How to you build a spacecraft and an experiment to survive plunging into
the atmosphere of a star? This page provides some background on
what we can do on Earth to prepare for a solar encounter.
Both SPP and the SWEAP instruments
will be exposed to a new and harsh environment, with
surfaces experiencing high temperatures and intense particle
fluxes. At closest approach the Sun will be more than twenty times
larger and 500 times brighter than it is at Earth.
Our most important
demonstration for SWEAP was to prove that the components
of our instruments exposed to sunlight would survive
these conditions. But how can you re-create the inferno of the
solar atmosphere on Earth?
For our project we use the largest
solar furnace
in the world to simulate encounters with the Sun.
In order to test our design, we worked with the
Processes, Materials and
Solar Energy
(PROMES) laboratory in Perpignan, France.

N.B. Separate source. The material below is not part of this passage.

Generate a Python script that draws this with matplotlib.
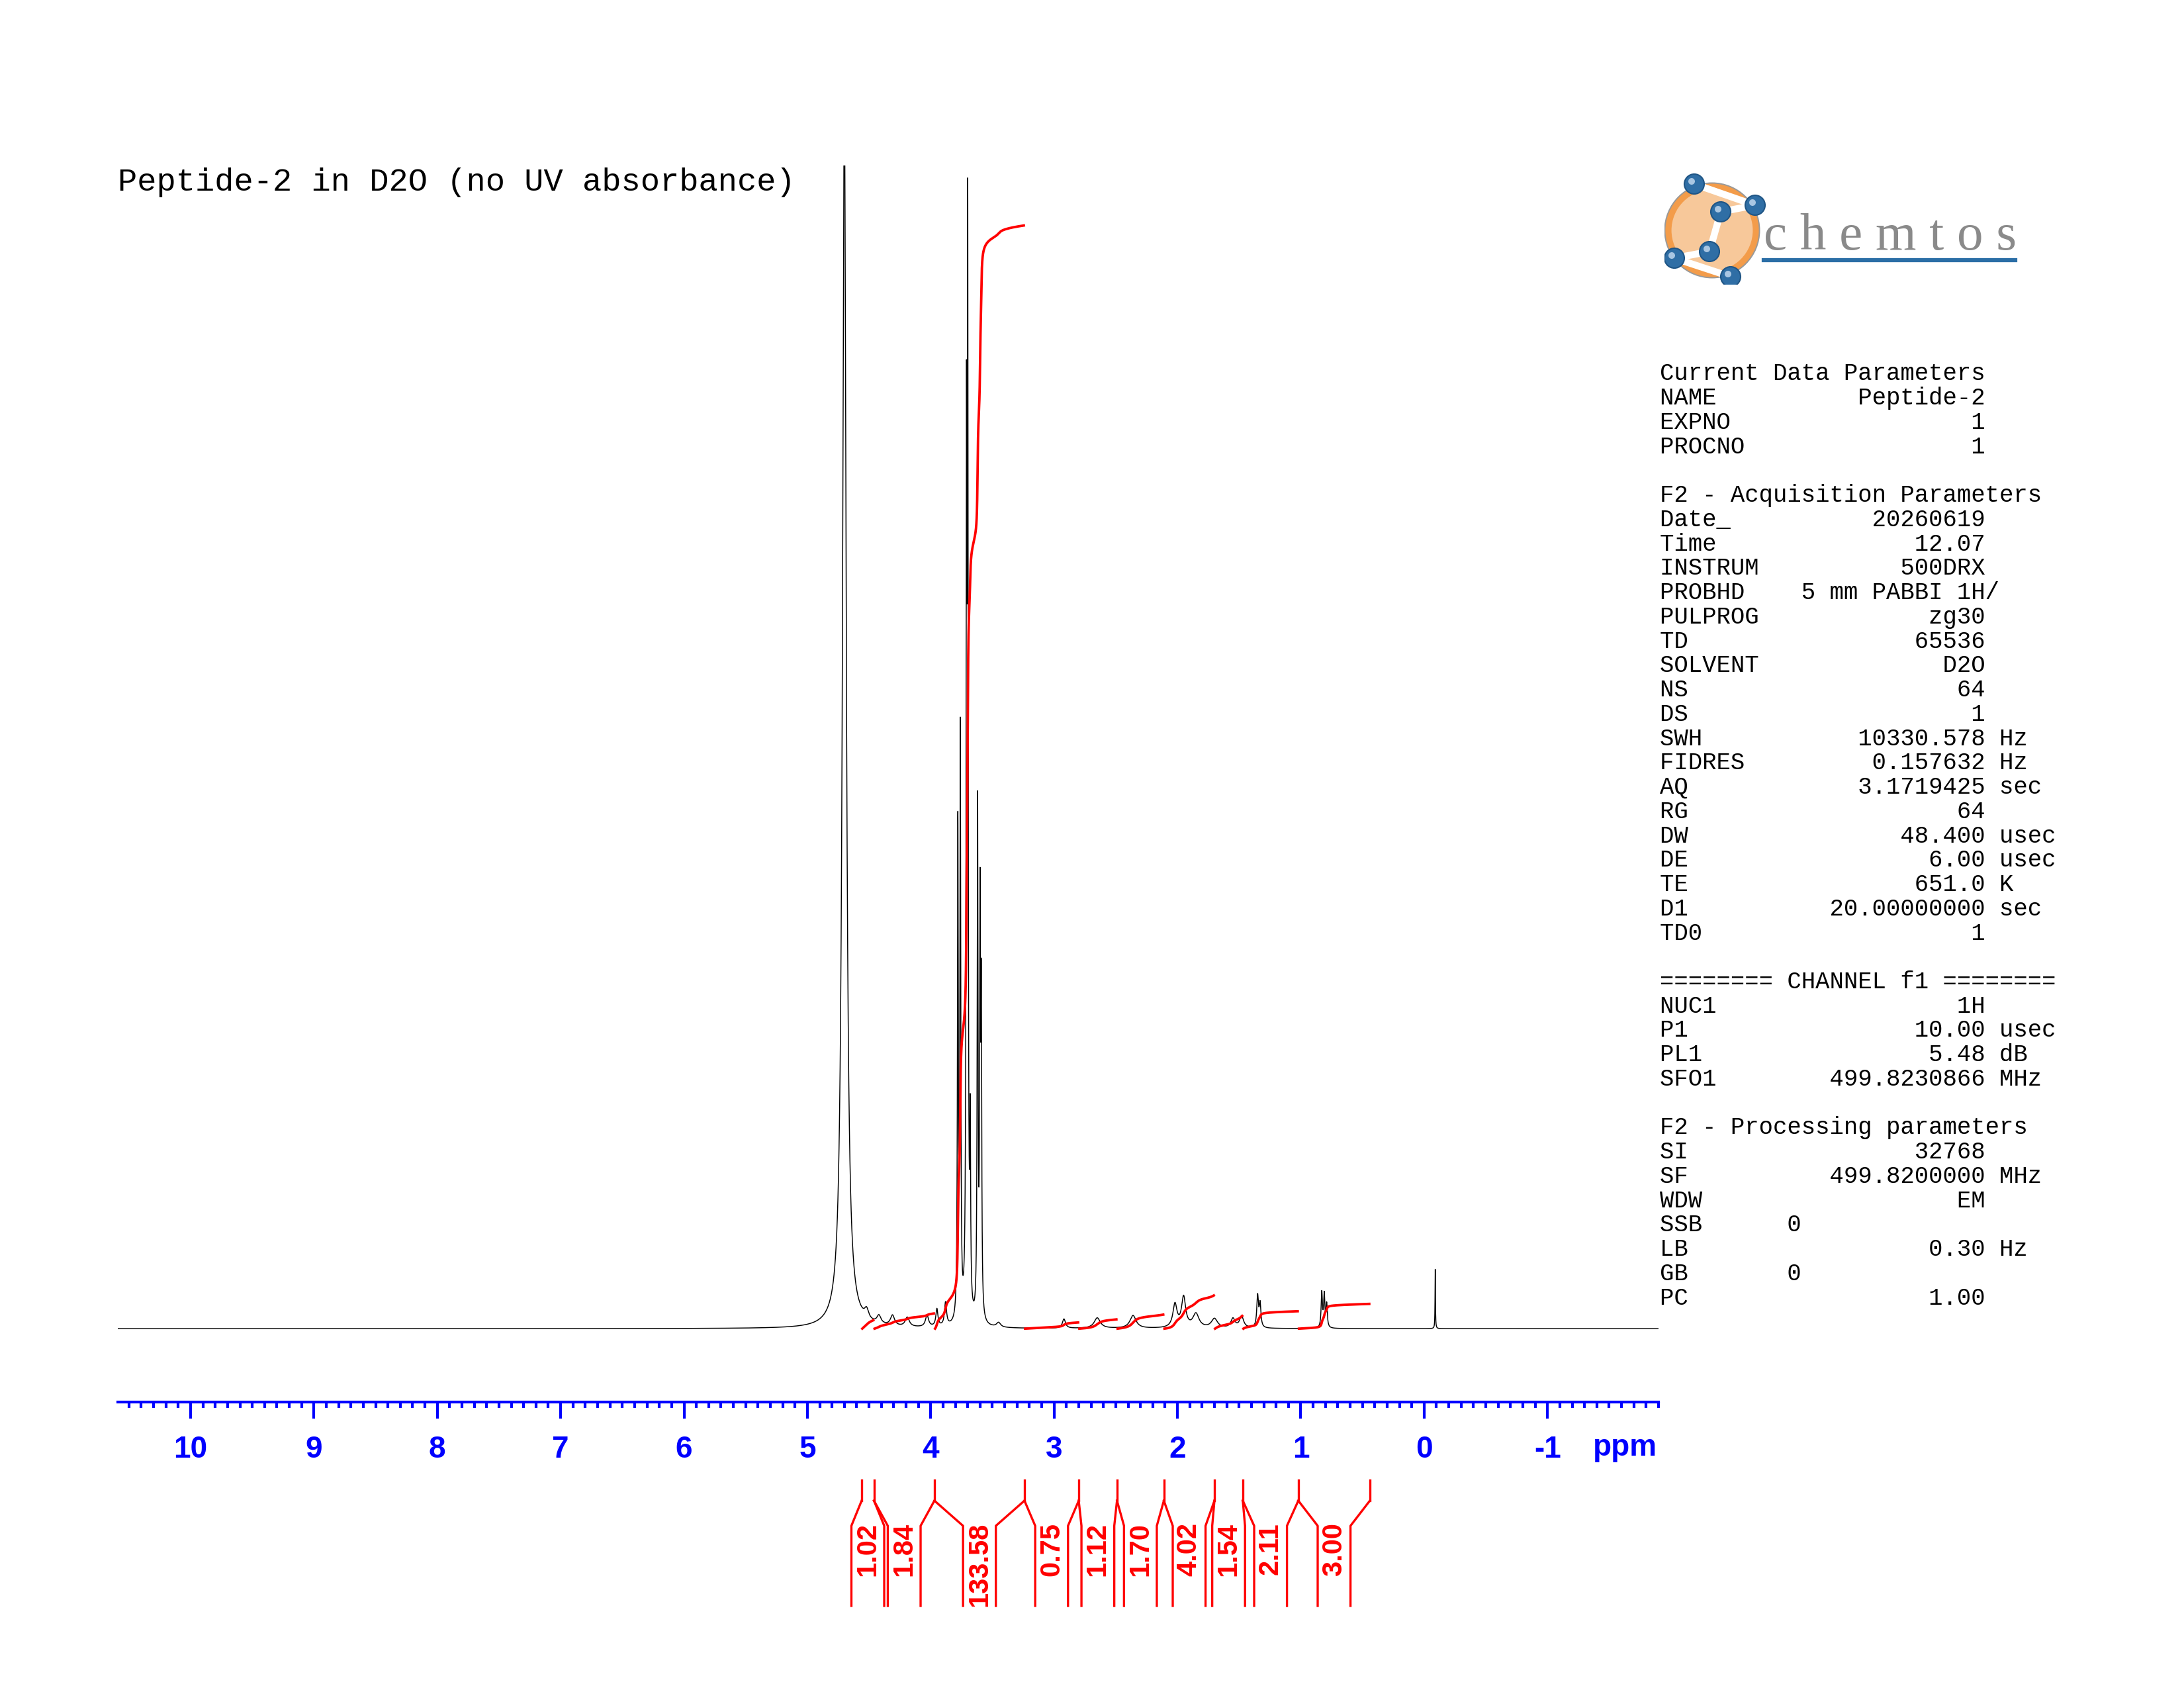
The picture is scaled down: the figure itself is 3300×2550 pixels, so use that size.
import numpy as np
import matplotlib
matplotlib.use("Agg")
import matplotlib.pyplot as plt
from matplotlib.transforms import blended_transform_factory
from matplotlib.patches import Circle

# ---- data ----
title = "Peptide-2 in D2O (no UV absorbance)"

peak_ppm = [4.70, 3.78, 3.76, 3.71, 3.70, 3.68, 3.62, 3.60, 3.59,
            4.52, 4.42, 4.31, 4.19, 4.03, 3.95, 3.88, 3.45,
            2.92, 2.65, 2.36, 2.02, 1.95, 1.85, 1.70, 1.55, 1.48,
            1.35, 1.33, 0.83, 0.81, 0.79, -0.09]
peak_height = [105, 42, 50, 70, 88, 15, 44, 34, 26,
               0.8, 0.7, 0.9, 0.8, 1.0, 1.5, 2.0, 0.4,
               0.8, 0.9, 1.1, 2.0, 2.6, 1.2, 0.8, 0.8, 1.0,
               2.7, 2.0, 3.0, 2.8, 2.0, 5.1]
peak_width = [0.018, 0.004, 0.004, 0.004, 0.004, 0.004, 0.004, 0.004, 0.004,
              0.02, 0.02, 0.02, 0.02, 0.015, 0.01, 0.01, 0.02,
              0.015, 0.03, 0.03, 0.02, 0.02, 0.03, 0.03, 0.02, 0.02,
              0.008, 0.008, 0.006, 0.006, 0.006, 0.002]

# integral region boundaries (ppm) and values
int_bounds = [4.56, 4.46, 3.97, 3.24, 2.80, 2.49, 2.11, 1.70, 1.47, 1.02, 0.44]
int_values = [1.02, 1.84, 133.58, 0.75, 1.12, 1.70, 4.02, 1.54, 2.11, 3.00]

params = [
    ("Current Data Parameters", "", ""),
    ("NAME", "Peptide-2", ""),
    ("EXPNO", "1", ""),
    ("PROCNO", "1", ""),
    None,
    ("F2 - Acquisition Parameters", "", ""),
    ("Date_", "20260619", ""),
    ("Time", "12.07", ""),
    ("INSTRUM", "500DRX", ""),
    ("PROBHD", "5 mm PABBI 1H/", ""),
    ("PULPROG", "zg30", ""),
    ("TD", "65536", ""),
    ("SOLVENT", "D2O", ""),
    ("NS", "64", ""),
    ("DS", "1", ""),
    ("SWH", "10330.578", "Hz"),
    ("FIDRES", "0.157632", "Hz"),
    ("AQ", "3.1719425", "sec"),
    ("RG", "64", ""),
    ("DW", "48.400", "usec"),
    ("DE", "6.00", "usec"),
    ("TE", "651.0", "K"),
    ("D1", "20.00000000", "sec"),
    ("TD0", "1", ""),
    None,
    ("======== CHANNEL f1 ========", "", ""),
    ("NUC1", "1H", ""),
    ("P1", "10.00", "usec"),
    ("PL1", "5.48", "dB"),
    ("SFO1", "499.8230866", "MHz"),
    None,
    ("F2 - Processing parameters", "", ""),
    ("SI", "32768", ""),
    ("SF", "499.8200000", "MHz"),
    ("WDW", "EM", ""),
    ("SSB      0", "", ""),
    ("LB", "0.30", "Hz"),
    ("GB       0", "", ""),
    ("PC", "1.00", ""),
]

# ---- spectrum ----
ppm = np.linspace(10.6, -1.9, 40000)
spec = np.zeros_like(ppm)
for c, h, w in zip(peak_ppm, peak_height, peak_width):
    spec += h * w**2 / ((ppm - c)**2 + w**2)

fig = plt.figure(figsize=(11, 8.5), dpi=300)
W, H = 3300, 2550
ax = fig.add_axes([178 / W, 1 - 2030 / H, 2328 / W, 1780 / H])
ax.plot(ppm, spec, color="black", lw=0.35)
ax.set_xlim(10.59, -1.9)
ax.set_ylim(-1.3, 100)

# integral curves
scale = 0.71
for i, val in enumerate(int_values):
    a, b = int_bounds[i] - 0.005, int_bounds[i + 1] + 0.005
    m = (ppm <= a) & (ppm >= b)
    seg = spec[m] + 0.02
    cum = np.cumsum(seg)
    cum = cum / cum[-1] * val * scale
    ax.plot(ppm[m], cum, color="red", lw=0.9)

for s in ["top", "left", "right"]:
    ax.spines[s].set_visible(False)
ax.spines["bottom"].set_position(("outward", 21))
ax.spines["bottom"].set_color("blue")
ax.spines["bottom"].set_linewidth(1.0)
ax.set_yticks([])
ax.set_xticks(np.arange(-1, 11, 1))
ax.set_xticks(np.arange(-1.9, 10.6, 0.1), minor=True)
ax.set_xticklabels([str(v) for v in range(-1, 11)])
ax.tick_params(axis="x", which="major", direction="out", length=6, width=1,
               color="blue", labelcolor="blue", pad=6)
ax.tick_params(axis="x", which="minor", direction="out", length=2.2, width=1,
               color="blue")
for t in ax.get_xticklabels():
    t.set_fontweight("bold")
    t.set_fontsize(11)
    t.set_family("Liberation Sans")
tr = blended_transform_factory(ax.transData, fig.transFigure)
ax.text(-1.63, 1 - 2187 / H, "ppm", color="blue", fontweight="bold", fontsize=11,
        family="Liberation Sans", ha="center", va="center", transform=tr)

# integral labels below the axis
y0, y1, y2, y3 = 1 - 2236 / H, 1 - 2267 / H, 1 - 2305 / H, 1 - 2426 / H
hw = 0.133
for b in int_bounds:
    ax.plot([b, b], [y0, y1], color="red", lw=0.8, transform=tr, clip_on=False)
for i, val in enumerate(int_values):
    a, b = int_bounds[i], int_bounds[i + 1]
    c = (a + b) / 2
    ax.plot([a, c + hw, c + hw], [y1, y2, y3], color="red", lw=0.8,
            transform=tr, clip_on=False)
    ax.plot([b, c - hw, c - hw], [y1, y2, y3], color="red", lw=0.8,
            transform=tr, clip_on=False)
    ax.text(c, 1 - 2300 / H, f"{val:.2f}", rotation=90, color="red",
            fontweight="bold", fontsize=10, family="Liberation Sans",
            ha="center", va="top", transform=tr)

# title
fig.text(178 / W, 1 - 275 / H, title, family="Liberation Mono", fontsize=11.7,
         ha="left", va="center")

# parameter block
for i, p in enumerate(params):
    if p is None:
        continue
    name, val, unit = p
    if val:
        line = f"{name:<10}{val:>13}" + (f" {unit}" if unit else "")
    else:
        line = name
    fig.text(2508 / W, 1 - (565 + i * 36.74) / H, line, family="Liberation Mono",
             fontsize=8.55, ha="left", va="center")

# logo
lax = fig.add_axes([2515 / W, 1 - 430 / H, 535 / W, 171 / H])
lax.set_xlim(0, 535)
lax.set_ylim(0, 171)
lax.set_aspect("equal")
lax.axis("off")
lax.add_patch(Circle((72, 82), 70, fc="#f7c89a", ec="#999999", lw=1.2))
lax.add_patch(Circle((72, 82), 66, fc="none", ec="#f39c4a", lw=2.2))
balls = [(45, 152), (137, 120), (85, 110), (68, 50), (15, 40), (100, 12)]
for (bx, by), (cx, cy) in zip(balls[:-1], balls[1:]):
    lax.plot([bx, cx], [by, cy], color="white", lw=2.5, zorder=2)
for bx, by in balls:
    lax.add_patch(Circle((bx, by), 15, fc="#2f6ea5", ec="#1f5585", lw=0.5, zorder=3))
    lax.add_patch(Circle((bx - 4, by + 4), 5, fc="#a9c6e2", ec="none", zorder=4))
lax.text(150, 72, "c h e m t o s", family="Liberation Serif", fontsize=19,
         color="#8a8a8a", ha="left", va="center")
lax.plot([150, 530], [37, 37], color="#2b6ea6", lw=1.5)

fig.savefig("out.png", dpi=300)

PROMES is run by the National
Centre for Scientific Research (CNRS) and features the largest solar
furnace in the world. One one side of a mountain 64 giant mirrors
slowly move and track the Sun as it moves across the sky. The mirrors
reflect sunlight onto the side of the main building, which is
shown in the picture above. As you can see, the side of the building
is curved and covered with thousands of small mirrors, each tilted
at a slightly different angle in order to focus the sunlight onto
a small spot in the side of a vacuum chamber located in the top fo the
tower.
The furnace dumps one megawatt (1 MW) of
sunlight onto the entrance to a quartz-windowed vacuum chamber
in the tower. The
chamber includes a particle accelerator that can reproduce solar wind
ion fluxes, a UV light source to reproduce the portion of the solar
spectrum blocked by the atmosphere, and diagnostic equipment including
mass spectrometers and optical pyrometers to monitor mass loss and
surface temperatures. Instrument components were imaged with a
scanning electron
microscope (SEM), placed in the chamber and heated beyond 1400C, and
then removed and re-imaged.
Later that year samples
at the furnace were raised to 2500C (more than 1000C hotter than we will
ever experience in the solar atmosphere) and simultaneously exposed to an
ion beam four orders of magnitude more intense than the solar wind at
closest approach, again with no problems.